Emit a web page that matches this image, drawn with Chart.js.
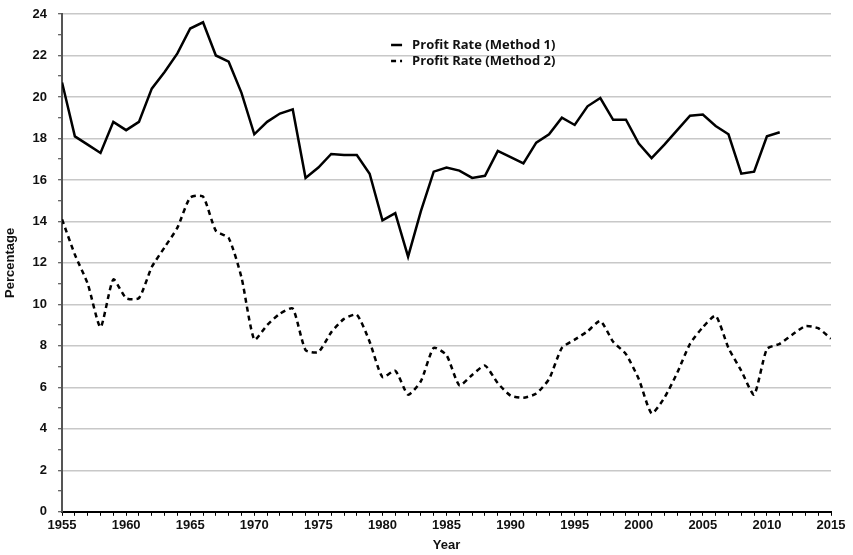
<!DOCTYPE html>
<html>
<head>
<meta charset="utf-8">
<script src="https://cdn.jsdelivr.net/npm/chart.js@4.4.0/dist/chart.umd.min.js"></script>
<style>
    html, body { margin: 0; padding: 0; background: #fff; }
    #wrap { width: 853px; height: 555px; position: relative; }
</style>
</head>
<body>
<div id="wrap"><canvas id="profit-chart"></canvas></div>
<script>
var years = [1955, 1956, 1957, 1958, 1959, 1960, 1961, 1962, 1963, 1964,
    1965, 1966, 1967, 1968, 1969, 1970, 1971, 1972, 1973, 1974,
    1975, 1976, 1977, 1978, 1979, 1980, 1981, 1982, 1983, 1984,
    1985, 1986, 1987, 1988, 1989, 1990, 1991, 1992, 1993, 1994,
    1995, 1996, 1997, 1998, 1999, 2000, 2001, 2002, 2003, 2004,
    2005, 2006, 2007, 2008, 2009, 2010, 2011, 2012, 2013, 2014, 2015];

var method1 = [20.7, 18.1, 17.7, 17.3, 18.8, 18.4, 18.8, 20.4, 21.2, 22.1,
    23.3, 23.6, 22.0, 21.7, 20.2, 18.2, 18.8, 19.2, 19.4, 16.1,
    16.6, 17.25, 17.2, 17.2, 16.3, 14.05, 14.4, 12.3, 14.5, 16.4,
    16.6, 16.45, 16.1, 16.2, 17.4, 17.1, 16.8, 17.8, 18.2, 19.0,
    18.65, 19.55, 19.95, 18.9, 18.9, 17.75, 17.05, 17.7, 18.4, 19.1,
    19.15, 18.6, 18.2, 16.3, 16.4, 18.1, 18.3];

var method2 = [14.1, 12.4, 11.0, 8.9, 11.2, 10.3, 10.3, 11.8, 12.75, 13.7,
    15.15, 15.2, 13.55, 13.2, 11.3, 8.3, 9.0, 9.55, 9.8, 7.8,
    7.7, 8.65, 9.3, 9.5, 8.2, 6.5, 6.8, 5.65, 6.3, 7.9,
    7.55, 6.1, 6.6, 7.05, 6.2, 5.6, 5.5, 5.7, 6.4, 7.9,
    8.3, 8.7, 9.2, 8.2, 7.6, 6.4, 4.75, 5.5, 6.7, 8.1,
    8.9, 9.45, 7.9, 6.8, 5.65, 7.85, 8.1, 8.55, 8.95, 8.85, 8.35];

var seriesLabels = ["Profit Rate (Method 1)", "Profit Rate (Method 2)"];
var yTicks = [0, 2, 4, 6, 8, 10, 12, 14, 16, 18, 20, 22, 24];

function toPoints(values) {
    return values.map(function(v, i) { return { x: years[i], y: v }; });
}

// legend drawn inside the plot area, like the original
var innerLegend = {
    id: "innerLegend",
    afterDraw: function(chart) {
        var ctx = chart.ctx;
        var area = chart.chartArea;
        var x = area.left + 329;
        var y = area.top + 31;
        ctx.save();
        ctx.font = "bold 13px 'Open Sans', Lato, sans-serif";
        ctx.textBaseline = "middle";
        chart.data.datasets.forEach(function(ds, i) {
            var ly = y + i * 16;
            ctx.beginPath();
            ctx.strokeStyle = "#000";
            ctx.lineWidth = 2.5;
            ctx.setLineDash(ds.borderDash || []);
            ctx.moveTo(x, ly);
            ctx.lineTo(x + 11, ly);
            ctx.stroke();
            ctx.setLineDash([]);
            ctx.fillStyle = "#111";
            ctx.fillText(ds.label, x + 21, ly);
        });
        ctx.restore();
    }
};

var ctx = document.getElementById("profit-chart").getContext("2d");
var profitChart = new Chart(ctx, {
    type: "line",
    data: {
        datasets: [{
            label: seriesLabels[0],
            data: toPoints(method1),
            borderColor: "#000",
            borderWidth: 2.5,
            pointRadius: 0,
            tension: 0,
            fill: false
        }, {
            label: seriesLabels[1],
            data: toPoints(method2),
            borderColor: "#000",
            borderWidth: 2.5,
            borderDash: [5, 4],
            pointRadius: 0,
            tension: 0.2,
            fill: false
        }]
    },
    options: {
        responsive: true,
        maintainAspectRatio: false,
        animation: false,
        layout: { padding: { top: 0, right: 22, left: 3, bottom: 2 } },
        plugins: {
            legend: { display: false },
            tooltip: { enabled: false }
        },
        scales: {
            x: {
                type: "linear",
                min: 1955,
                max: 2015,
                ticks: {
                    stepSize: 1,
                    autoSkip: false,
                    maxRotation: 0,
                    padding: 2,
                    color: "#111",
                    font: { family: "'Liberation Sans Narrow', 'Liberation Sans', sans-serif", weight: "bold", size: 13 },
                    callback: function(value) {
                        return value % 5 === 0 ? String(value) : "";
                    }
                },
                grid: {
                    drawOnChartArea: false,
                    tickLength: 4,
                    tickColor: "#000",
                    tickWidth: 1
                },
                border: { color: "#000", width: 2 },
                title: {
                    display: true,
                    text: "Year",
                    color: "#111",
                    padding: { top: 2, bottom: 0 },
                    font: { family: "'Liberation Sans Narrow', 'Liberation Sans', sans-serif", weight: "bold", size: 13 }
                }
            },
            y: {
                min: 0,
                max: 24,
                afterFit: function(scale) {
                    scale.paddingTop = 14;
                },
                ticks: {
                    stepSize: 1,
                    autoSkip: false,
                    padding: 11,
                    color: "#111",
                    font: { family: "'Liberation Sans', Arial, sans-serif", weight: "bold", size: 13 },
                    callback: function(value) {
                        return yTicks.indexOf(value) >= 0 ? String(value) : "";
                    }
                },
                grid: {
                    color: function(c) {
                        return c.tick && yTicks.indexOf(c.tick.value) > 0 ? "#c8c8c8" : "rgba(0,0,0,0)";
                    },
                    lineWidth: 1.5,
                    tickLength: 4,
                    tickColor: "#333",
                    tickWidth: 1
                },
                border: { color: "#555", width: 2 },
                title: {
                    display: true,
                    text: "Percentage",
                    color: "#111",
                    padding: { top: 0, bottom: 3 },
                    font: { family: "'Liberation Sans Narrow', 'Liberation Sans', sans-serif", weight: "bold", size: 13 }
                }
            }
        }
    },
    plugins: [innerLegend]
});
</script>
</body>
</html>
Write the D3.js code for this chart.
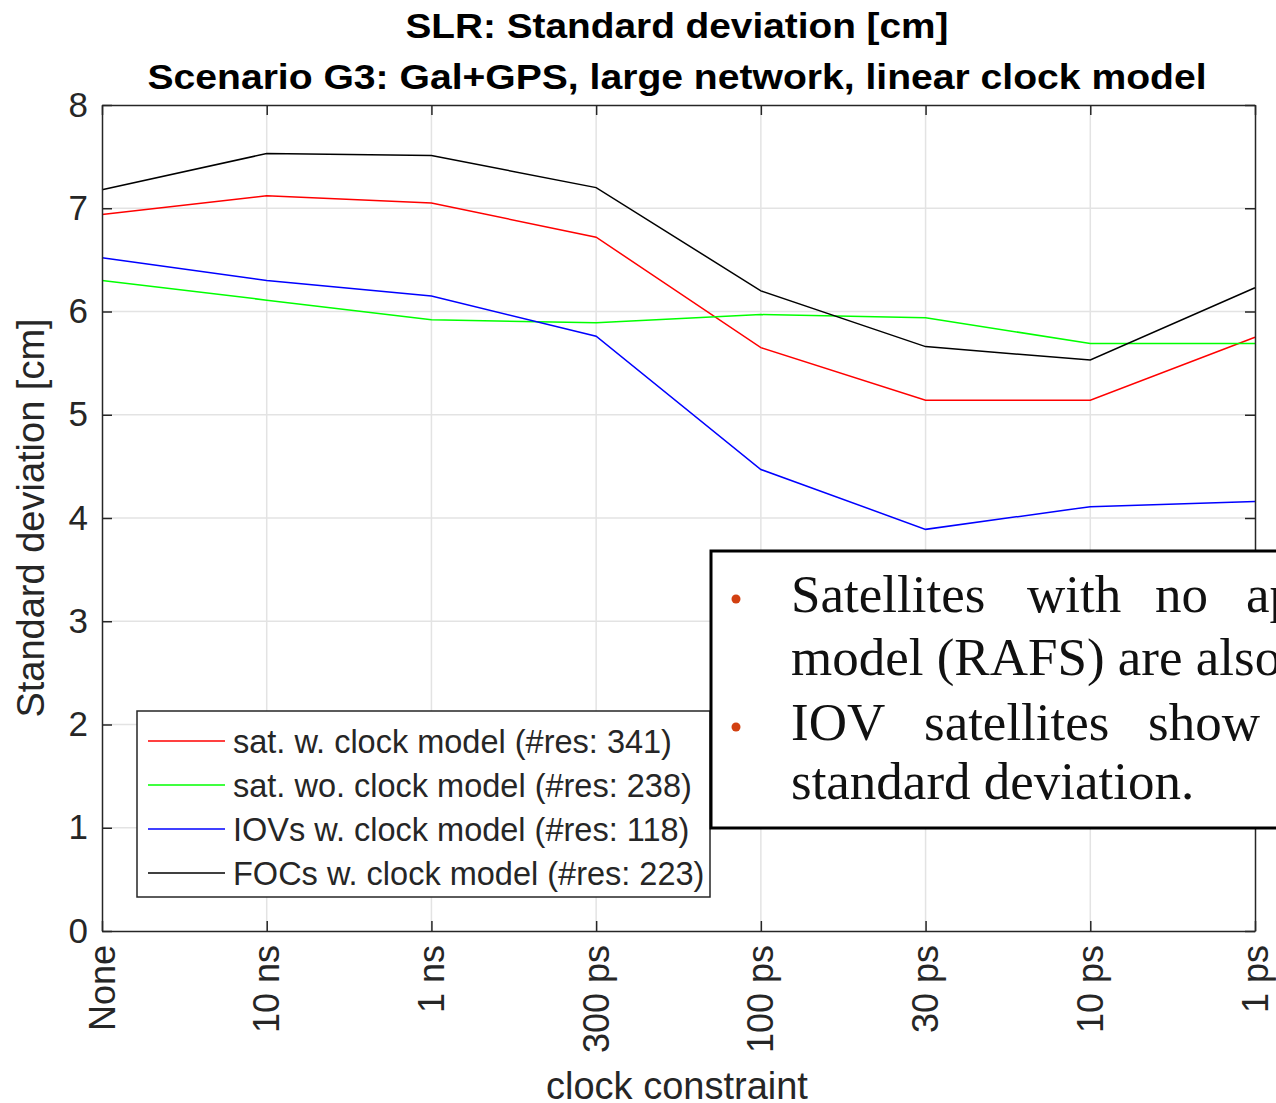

- Objective: Drop the images and quote the entries word for word.

- Correct response:
Emit a web page that matches this image, drawn with Chart.js.
<!DOCTYPE html>
<html>
<head>
<meta charset="utf-8">
<script src="https://cdn.jsdelivr.net/npm/chart.js@4.4.0/dist/chart.umd.min.js"></script>
<style>
    html, body { margin: 0; padding: 0; background: #fff; }
    #wrap { width: 853px; height: 555px; position: relative; }
</style>
</head>
<body>
<div id="wrap"><canvas id="profit-chart"></canvas></div>
<script>
var years = [1955, 1956, 1957, 1958, 1959, 1960, 1961, 1962, 1963, 1964,
    1965, 1966, 1967, 1968, 1969, 1970, 1971, 1972, 1973, 1974,
    1975, 1976, 1977, 1978, 1979, 1980, 1981, 1982, 1983, 1984,
    1985, 1986, 1987, 1988, 1989, 1990, 1991, 1992, 1993, 1994,
    1995, 1996, 1997, 1998, 1999, 2000, 2001, 2002, 2003, 2004,
    2005, 2006, 2007, 2008, 2009, 2010, 2011, 2012, 2013, 2014, 2015];

var method1 = [20.7, 18.1, 17.7, 17.3, 18.8, 18.4, 18.8, 20.4, 21.2, 22.1,
    23.3, 23.6, 22.0, 21.7, 20.2, 18.2, 18.8, 19.2, 19.4, 16.1,
    16.6, 17.25, 17.2, 17.2, 16.3, 14.05, 14.4, 12.3, 14.5, 16.4,
    16.6, 16.45, 16.1, 16.2, 17.4, 17.1, 16.8, 17.8, 18.2, 19.0,
    18.65, 19.55, 19.95, 18.9, 18.9, 17.75, 17.05, 17.7, 18.4, 19.1,
    19.15, 18.6, 18.2, 16.3, 16.4, 18.1, 18.3];

var method2 = [14.1, 12.4, 11.0, 8.9, 11.2, 10.3, 10.3, 11.8, 12.75, 13.7,
    15.15, 15.2, 13.55, 13.2, 11.3, 8.3, 9.0, 9.55, 9.8, 7.8,
    7.7, 8.65, 9.3, 9.5, 8.2, 6.5, 6.8, 5.65, 6.3, 7.9,
    7.55, 6.1, 6.6, 7.05, 6.2, 5.6, 5.5, 5.7, 6.4, 7.9,
    8.3, 8.7, 9.2, 8.2, 7.6, 6.4, 4.75, 5.5, 6.7, 8.1,
    8.9, 9.45, 7.9, 6.8, 5.65, 7.85, 8.1, 8.55, 8.95, 8.85, 8.35];

var seriesLabels = ["Profit Rate (Method 1)", "Profit Rate (Method 2)"];
var yTicks = [0, 2, 4, 6, 8, 10, 12, 14, 16, 18, 20, 22, 24];

function toPoints(values) {
    return values.map(function(v, i) { return { x: years[i], y: v }; });
}

// legend drawn inside the plot area, like the original
var innerLegend = {
    id: "innerLegend",
    afterDraw: function(chart) {
        var ctx = chart.ctx;
        var area = chart.chartArea;
        var x = area.left + 329;
        var y = area.top + 31;
        ctx.save();
        ctx.font = "bold 13px 'Open Sans', Lato, sans-serif";
        ctx.textBaseline = "middle";
        chart.data.datasets.forEach(function(ds, i) {
            var ly = y + i * 16;
            ctx.beginPath();
            ctx.strokeStyle = "#000";
            ctx.lineWidth = 2.5;
            ctx.setLineDash(ds.borderDash || []);
            ctx.moveTo(x, ly);
            ctx.lineTo(x + 11, ly);
            ctx.stroke();
            ctx.setLineDash([]);
            ctx.fillStyle = "#111";
            ctx.fillText(ds.label, x + 21, ly);
        });
        ctx.restore();
    }
};

var ctx = document.getElementById("profit-chart").getContext("2d");
var profitChart = new Chart(ctx, {
    type: "line",
    data: {
        datasets: [{
            label: seriesLabels[0],
            data: toPoints(method1),
            borderColor: "#000",
            borderWidth: 2.5,
            pointRadius: 0,
            tension: 0,
            fill: false
        }, {
            label: seriesLabels[1],
            data: toPoints(method2),
            borderColor: "#000",
            borderWidth: 2.5,
            borderDash: [5, 4],
            pointRadius: 0,
            tension: 0.2,
            fill: false
        }]
    },
    options: {
        responsive: true,
        maintainAspectRatio: false,
        animation: false,
        layout: { padding: { top: 0, right: 22, left: 3, bottom: 2 } },
        plugins: {
            legend: { display: false },
            tooltip: { enabled: false }
        },
        scales: {
            x: {
                type: "linear",
                min: 1955,
                max: 2015,
                ticks: {
                    stepSize: 1,
                    autoSkip: false,
                    maxRotation: 0,
                    padding: 2,
                    color: "#111",
                    font: { family: "'Liberation Sans Narrow', 'Liberation Sans', sans-serif", weight: "bold", size: 13 },
                    callback: function(value) {
                        return value % 5 === 0 ? String(value) : "";
                    }
                },
                grid: {
                    drawOnChartArea: false,
                    tickLength: 4,
                    tickColor: "#000",
                    tickWidth: 1
                },
                border: { color: "#000", width: 2 },
                title: {
                    display: true,
                    text: "Year",
                    color: "#111",
                    padding: { top: 2, bottom: 0 },
                    font: { family: "'Liberation Sans Narrow', 'Liberation Sans', sans-serif", weight: "bold", size: 13 }
                }
            },
            y: {
                min: 0,
                max: 24,
                afterFit: function(scale) {
                    scale.paddingTop = 14;
                },
                ticks: {
                    stepSize: 1,
                    autoSkip: false,
                    padding: 11,
                    color: "#111",
                    font: { family: "'Liberation Sans', Arial, sans-serif", weight: "bold", size: 13 },
                    callback: function(value) {
                        return yTicks.indexOf(value) >= 0 ? String(value) : "";
                    }
                },
                grid: {
                    color: function(c) {
                        return c.tick && yTicks.indexOf(c.tick.value) > 0 ? "#c8c8c8" : "rgba(0,0,0,0)";
                    },
                    lineWidth: 1.5,
                    tickLength: 4,
                    tickColor: "#333",
                    tickWidth: 1
                },
                border: { color: "#555", width: 2 },
                title: {
                    display: true,
                    text: "Percentage",
                    color: "#111",
                    padding: { top: 0, bottom: 3 },
                    font: { family: "'Liberation Sans Narrow', 'Liberation Sans', sans-serif", weight: "bold", size: 13 }
                }
            }
        }
    },
    plugins: [innerLegend]
});
</script>
</body>
</html>
Write the D3.js code for this chart.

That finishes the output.